The share price of FTSE 100 advertising group WPP (LSE: WPP) has fallen by more than 40% since peaking at over 1,900p in March 2017.
The stock edged lower again today after the company confirmed press reports that founder and chief executive Sir Martin Sorrell has been accused of misusing company funds and is under investigation.
Sir Martin rejects the allegations, which are being investigated by an independent law firm.
Since founding WPP more than 30 years ago, he’s turned it into a FTSE 100 firm that’s one of the largest of its kind. But global advertising spending is under pressure as big companies cut costs.
I believe WPP’s sliding share price is a reflection of a weaker outlook for profit growth, and of uncertainty over the future management of the firm. Even if today’s allegations are unfounded, I expect this incident to increase the pressure on the firm to plan for Sir Martin’s retirement.
Cheap enough to buy?
Despite weaker market conditions, this media giant remains a formidable business. WPP is expected to generate an after-tax profit of £1,487m in 2018 on sales of £13,018m. This implies a net profit margin of 11%, which is pretty good.
The only problem is that these figures are around 20% lower than in 2017, when WPP reported sales of £15,265m and a net profit of £1,912m. The group’s net profit margin last year was 12.5%.
Analysts’ consensus forecasts suggest that 2018 could be the low point for profits, which are expected to rise by about 5% in 2019. If this view turns out to be correct, then the stock could be worth considering at current levels. Trading on a forecast P/E of 9.5 with an expected yield of 5.4%, this could be a value buy.

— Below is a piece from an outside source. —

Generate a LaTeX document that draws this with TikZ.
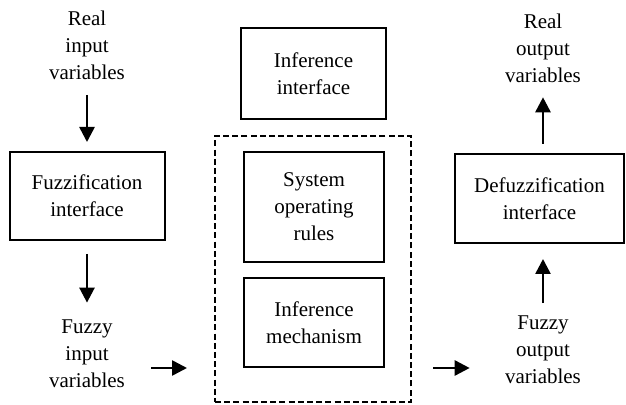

My main concern is that the outlook could continue to weaken. I think it makes sense to stay on the sidelines for a little longer.
Are further gains likely?
The advertising market is uncertain, but a strong global economy means that some types of marketing business are performing well. One example is trade exhibition and event organiser ITE Group (LSE: ITE), which operates extensively in Russia and Asia.
This £425m firm says that results for the six months to 31 March are expected to be in line with expectations. Revenue for the half year is expected to have risen by 7% to £75m, but revenue growth from major events appears to be stronger.
Four of the group’s top 10 events took place during the first half. ITE says that these delivered “double-digit” like-for-like revenue growth. This momentum is expected to continue through the rest of the year.
The company said today that it has already booked 85% of forecast revenue for the current year. On a like-for-like event basis, this represents revenue growth of 14%. However, as not all events are repeated every year, overall revenue growth is expected to be lower, at about 5%.
My view
ITE’s decision to focus on its biggest events seems to be working well. However, the shares currently trade on 18 times 2018 forecast earnings, with a prospective yield of 2.6%.
Earnings are expected to rise by about 15% next year, but the shares still look fully-priced to me. I’m not tempted to buy at these levels, although I would continue to hold the stock while performance remains good.